··· EXERCISE INPUTS ···

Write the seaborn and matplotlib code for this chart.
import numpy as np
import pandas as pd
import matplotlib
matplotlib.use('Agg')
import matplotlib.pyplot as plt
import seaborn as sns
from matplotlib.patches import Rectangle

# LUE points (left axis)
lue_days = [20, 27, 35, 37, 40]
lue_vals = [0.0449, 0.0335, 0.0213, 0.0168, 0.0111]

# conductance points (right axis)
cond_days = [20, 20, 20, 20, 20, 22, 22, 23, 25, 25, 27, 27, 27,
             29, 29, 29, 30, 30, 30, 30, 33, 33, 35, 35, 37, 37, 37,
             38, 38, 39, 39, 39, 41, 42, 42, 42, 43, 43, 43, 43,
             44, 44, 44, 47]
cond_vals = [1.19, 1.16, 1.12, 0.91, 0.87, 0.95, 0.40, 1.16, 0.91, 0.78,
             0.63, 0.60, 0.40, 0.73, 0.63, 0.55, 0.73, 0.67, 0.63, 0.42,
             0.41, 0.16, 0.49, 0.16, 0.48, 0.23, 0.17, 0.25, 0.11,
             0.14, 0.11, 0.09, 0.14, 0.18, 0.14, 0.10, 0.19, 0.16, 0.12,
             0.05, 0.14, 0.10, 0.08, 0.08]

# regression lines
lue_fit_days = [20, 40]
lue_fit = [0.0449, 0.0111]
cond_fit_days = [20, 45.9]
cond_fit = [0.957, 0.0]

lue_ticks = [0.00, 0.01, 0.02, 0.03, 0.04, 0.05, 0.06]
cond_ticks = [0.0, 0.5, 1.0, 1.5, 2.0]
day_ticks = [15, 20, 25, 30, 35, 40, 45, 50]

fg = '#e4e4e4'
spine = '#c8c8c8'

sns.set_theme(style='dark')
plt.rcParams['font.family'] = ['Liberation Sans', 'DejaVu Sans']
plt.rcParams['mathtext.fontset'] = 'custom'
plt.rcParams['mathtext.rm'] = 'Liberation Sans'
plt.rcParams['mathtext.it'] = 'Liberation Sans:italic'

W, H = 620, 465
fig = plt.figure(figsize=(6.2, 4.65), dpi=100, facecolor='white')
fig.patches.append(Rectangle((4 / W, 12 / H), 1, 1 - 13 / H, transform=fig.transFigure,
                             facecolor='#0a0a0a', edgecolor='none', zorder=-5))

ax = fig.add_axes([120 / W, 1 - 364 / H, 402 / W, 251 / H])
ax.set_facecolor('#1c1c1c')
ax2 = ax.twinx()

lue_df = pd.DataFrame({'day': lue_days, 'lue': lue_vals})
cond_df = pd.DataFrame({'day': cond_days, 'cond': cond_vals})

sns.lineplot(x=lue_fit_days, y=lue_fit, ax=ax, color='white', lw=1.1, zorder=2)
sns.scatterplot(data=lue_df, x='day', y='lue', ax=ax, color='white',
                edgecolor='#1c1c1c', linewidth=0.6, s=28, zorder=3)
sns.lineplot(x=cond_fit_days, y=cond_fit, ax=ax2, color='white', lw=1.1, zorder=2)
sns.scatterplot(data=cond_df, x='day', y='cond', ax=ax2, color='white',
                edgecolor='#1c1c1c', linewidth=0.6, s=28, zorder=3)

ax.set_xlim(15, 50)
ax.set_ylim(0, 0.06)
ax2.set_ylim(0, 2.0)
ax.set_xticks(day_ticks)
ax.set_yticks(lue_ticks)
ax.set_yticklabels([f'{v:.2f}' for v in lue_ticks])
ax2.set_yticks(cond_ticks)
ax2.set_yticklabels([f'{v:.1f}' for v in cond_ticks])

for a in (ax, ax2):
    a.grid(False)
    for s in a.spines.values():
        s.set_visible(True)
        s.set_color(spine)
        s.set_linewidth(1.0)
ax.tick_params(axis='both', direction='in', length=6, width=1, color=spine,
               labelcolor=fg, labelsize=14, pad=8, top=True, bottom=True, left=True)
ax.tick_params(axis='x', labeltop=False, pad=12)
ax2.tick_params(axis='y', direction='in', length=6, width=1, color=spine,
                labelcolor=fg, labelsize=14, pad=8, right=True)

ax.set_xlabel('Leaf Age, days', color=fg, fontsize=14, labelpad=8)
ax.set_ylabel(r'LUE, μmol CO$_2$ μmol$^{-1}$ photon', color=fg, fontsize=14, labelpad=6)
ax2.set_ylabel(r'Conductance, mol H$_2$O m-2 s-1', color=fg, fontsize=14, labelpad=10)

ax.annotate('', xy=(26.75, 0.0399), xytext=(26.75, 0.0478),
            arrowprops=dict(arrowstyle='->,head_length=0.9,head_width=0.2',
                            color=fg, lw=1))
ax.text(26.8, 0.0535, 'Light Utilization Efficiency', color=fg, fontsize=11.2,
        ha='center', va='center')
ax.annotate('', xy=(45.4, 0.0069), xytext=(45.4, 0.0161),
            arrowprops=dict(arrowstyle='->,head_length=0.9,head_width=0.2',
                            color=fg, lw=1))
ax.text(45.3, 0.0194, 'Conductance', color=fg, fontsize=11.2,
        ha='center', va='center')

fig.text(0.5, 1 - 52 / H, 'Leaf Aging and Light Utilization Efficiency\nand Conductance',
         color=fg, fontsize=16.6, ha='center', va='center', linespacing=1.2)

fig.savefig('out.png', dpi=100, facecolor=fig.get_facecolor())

···
··· EXERCISE INPUTS ···

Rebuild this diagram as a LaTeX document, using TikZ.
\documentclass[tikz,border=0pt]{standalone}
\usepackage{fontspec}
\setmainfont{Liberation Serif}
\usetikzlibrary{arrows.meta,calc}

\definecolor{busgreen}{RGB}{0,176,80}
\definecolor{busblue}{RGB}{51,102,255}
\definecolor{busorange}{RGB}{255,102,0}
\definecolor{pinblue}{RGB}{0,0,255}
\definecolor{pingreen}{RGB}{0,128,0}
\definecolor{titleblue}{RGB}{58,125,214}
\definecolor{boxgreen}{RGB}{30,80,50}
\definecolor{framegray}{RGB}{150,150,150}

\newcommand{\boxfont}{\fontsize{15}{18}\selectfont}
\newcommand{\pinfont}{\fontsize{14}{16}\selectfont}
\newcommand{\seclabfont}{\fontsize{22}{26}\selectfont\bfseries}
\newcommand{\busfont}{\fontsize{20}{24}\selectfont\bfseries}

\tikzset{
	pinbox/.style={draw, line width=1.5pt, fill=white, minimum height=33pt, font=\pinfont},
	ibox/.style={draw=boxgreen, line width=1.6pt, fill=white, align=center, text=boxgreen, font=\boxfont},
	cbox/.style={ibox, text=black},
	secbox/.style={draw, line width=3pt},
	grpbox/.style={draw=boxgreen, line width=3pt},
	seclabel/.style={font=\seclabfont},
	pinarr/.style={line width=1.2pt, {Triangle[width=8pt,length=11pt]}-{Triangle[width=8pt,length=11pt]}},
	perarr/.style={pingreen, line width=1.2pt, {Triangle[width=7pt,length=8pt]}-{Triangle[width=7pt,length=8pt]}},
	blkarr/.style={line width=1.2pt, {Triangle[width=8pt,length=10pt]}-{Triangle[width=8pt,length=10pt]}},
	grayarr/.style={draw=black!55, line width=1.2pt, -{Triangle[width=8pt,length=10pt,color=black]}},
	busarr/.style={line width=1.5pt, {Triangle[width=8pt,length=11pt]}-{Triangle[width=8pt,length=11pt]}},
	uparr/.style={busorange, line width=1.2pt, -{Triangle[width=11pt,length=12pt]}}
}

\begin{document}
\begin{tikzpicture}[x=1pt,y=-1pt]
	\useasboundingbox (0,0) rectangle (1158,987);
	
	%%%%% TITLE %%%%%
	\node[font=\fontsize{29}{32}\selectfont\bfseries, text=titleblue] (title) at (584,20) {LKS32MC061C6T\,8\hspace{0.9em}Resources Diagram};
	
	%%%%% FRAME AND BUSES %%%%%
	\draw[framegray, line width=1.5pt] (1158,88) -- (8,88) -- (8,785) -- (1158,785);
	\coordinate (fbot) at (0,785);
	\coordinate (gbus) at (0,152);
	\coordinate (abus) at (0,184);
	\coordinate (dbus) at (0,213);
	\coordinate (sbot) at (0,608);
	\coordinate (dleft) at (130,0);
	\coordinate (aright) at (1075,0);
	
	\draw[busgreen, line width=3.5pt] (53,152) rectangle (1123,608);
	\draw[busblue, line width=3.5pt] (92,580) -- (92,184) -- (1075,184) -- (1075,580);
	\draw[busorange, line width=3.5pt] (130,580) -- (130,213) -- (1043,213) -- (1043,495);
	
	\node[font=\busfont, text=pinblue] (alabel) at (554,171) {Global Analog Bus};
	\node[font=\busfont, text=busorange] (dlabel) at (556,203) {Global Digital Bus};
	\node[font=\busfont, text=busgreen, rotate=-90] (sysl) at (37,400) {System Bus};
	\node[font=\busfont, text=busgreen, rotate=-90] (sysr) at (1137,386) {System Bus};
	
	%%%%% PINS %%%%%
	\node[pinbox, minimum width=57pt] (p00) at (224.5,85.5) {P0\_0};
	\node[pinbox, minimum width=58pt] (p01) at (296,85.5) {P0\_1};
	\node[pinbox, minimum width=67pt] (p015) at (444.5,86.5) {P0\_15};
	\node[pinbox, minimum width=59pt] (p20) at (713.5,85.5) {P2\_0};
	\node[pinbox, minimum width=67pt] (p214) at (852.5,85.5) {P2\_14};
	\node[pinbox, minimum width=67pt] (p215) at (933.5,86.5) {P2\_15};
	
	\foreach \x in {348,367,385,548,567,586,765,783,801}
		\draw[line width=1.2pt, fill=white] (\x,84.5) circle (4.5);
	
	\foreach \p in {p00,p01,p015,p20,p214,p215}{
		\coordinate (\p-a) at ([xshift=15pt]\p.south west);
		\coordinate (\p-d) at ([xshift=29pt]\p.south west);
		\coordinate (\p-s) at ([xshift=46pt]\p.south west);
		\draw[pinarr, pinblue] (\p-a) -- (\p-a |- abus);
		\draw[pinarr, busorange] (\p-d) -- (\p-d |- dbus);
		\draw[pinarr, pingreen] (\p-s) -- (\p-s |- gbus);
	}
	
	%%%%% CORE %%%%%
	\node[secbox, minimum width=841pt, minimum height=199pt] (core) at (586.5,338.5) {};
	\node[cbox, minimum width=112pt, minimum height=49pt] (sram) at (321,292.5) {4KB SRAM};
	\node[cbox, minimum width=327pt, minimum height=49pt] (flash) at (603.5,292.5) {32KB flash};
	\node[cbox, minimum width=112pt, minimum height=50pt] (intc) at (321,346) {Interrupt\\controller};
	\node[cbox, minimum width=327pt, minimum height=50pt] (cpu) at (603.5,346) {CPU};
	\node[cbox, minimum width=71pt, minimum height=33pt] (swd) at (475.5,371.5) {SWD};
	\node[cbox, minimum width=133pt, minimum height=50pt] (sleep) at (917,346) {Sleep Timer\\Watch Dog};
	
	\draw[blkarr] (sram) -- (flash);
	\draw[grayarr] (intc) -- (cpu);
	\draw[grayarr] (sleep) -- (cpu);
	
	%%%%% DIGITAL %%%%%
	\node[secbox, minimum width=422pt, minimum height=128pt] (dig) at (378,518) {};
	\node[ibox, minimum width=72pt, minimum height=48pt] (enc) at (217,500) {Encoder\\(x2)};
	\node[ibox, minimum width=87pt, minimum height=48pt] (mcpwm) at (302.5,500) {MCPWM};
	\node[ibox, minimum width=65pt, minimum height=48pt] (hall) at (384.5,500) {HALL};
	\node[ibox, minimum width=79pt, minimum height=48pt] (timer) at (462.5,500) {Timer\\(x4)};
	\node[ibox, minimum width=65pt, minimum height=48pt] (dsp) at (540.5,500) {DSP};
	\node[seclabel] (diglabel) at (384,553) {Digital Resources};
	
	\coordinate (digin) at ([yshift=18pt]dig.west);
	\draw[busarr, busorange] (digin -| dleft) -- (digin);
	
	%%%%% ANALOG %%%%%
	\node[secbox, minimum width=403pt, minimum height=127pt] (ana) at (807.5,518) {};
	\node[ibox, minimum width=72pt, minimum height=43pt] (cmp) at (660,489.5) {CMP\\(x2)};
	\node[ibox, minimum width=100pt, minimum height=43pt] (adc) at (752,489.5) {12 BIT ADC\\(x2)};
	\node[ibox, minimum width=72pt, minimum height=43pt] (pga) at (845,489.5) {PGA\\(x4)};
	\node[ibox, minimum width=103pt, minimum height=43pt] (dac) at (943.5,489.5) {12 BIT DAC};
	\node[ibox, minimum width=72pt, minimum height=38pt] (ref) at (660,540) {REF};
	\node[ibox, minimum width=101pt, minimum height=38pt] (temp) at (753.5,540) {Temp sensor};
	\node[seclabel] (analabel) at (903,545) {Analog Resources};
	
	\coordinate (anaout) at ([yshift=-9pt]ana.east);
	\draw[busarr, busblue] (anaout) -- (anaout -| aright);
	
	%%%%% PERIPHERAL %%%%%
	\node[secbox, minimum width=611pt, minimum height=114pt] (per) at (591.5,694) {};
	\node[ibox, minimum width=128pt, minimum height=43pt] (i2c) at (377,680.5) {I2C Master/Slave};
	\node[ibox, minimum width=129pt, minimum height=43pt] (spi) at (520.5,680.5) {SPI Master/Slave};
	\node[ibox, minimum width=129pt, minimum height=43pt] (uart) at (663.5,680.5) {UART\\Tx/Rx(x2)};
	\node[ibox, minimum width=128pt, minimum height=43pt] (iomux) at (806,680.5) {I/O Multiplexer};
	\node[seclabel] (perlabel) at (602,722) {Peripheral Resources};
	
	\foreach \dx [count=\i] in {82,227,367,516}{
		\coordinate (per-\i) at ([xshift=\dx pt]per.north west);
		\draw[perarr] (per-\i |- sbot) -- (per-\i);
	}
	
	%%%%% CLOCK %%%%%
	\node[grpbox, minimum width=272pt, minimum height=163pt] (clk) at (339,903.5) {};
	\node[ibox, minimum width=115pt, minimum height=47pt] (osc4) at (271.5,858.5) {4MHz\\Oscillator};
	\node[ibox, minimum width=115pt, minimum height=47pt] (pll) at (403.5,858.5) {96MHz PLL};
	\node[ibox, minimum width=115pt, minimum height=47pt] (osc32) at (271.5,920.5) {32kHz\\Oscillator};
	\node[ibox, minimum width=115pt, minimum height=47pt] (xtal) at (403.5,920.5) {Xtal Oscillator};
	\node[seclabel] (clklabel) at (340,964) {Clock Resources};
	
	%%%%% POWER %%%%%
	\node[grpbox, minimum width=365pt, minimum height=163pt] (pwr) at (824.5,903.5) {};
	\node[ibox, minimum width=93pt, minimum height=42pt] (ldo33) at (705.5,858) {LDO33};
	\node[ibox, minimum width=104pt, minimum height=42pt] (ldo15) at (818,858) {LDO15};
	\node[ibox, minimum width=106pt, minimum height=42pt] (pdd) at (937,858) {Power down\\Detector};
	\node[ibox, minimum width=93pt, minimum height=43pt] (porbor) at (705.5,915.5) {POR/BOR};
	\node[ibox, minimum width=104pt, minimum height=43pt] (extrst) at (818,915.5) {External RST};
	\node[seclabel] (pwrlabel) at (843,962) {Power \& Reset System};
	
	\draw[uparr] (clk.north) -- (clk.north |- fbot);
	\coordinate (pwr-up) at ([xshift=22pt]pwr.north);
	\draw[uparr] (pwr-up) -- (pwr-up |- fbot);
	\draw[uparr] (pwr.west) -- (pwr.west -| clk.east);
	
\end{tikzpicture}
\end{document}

···
··· EXERCISE INPUTS ···

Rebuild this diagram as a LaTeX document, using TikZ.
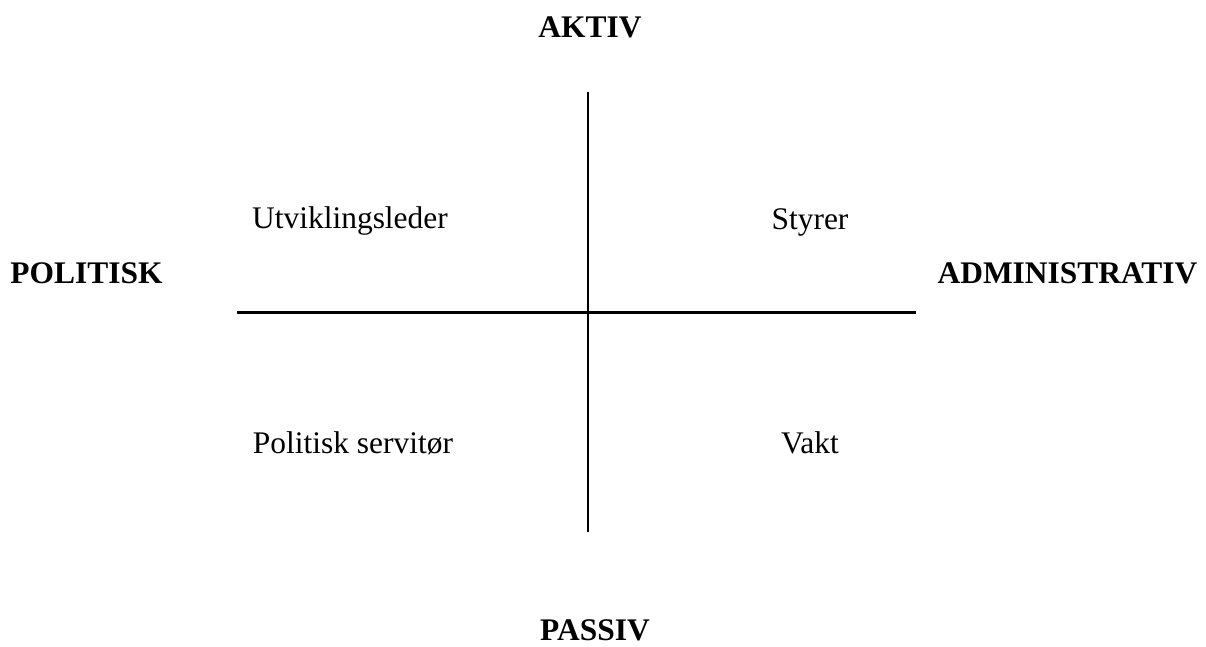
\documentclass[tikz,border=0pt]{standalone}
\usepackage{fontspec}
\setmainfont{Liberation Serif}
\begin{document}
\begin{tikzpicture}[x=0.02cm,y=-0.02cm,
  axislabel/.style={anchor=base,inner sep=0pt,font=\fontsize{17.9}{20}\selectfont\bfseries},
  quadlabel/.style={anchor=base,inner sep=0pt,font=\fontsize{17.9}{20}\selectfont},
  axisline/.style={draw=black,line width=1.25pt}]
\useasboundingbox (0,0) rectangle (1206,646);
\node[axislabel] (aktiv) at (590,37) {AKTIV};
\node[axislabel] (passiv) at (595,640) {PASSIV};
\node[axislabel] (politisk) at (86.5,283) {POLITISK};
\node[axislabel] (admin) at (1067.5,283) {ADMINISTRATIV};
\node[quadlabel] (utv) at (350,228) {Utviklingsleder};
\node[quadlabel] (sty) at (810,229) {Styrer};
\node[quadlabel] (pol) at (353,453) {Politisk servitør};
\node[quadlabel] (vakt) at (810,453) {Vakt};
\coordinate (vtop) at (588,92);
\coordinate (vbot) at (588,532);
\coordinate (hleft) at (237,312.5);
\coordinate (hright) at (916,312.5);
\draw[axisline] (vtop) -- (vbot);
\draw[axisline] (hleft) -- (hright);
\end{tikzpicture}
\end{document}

···

GIVEN REQUEST
Extract exactly and only the span of lines that begins at the line containing "Write the seaborn" and ends at the line containing "lue_vals = [0.0449, 0.0335, 0.0213, 0.0168, 0.0111]".

ANSWER TO THE EXERCISE
Write the seaborn and matplotlib code for this chart.
import numpy as np
import pandas as pd
import matplotlib
matplotlib.use('Agg')
import matplotlib.pyplot as plt
import seaborn as sns
from matplotlib.patches import Rectangle

# LUE points (left axis)
lue_days = [20, 27, 35, 37, 40]
lue_vals = [0.0449, 0.0335, 0.0213, 0.0168, 0.0111]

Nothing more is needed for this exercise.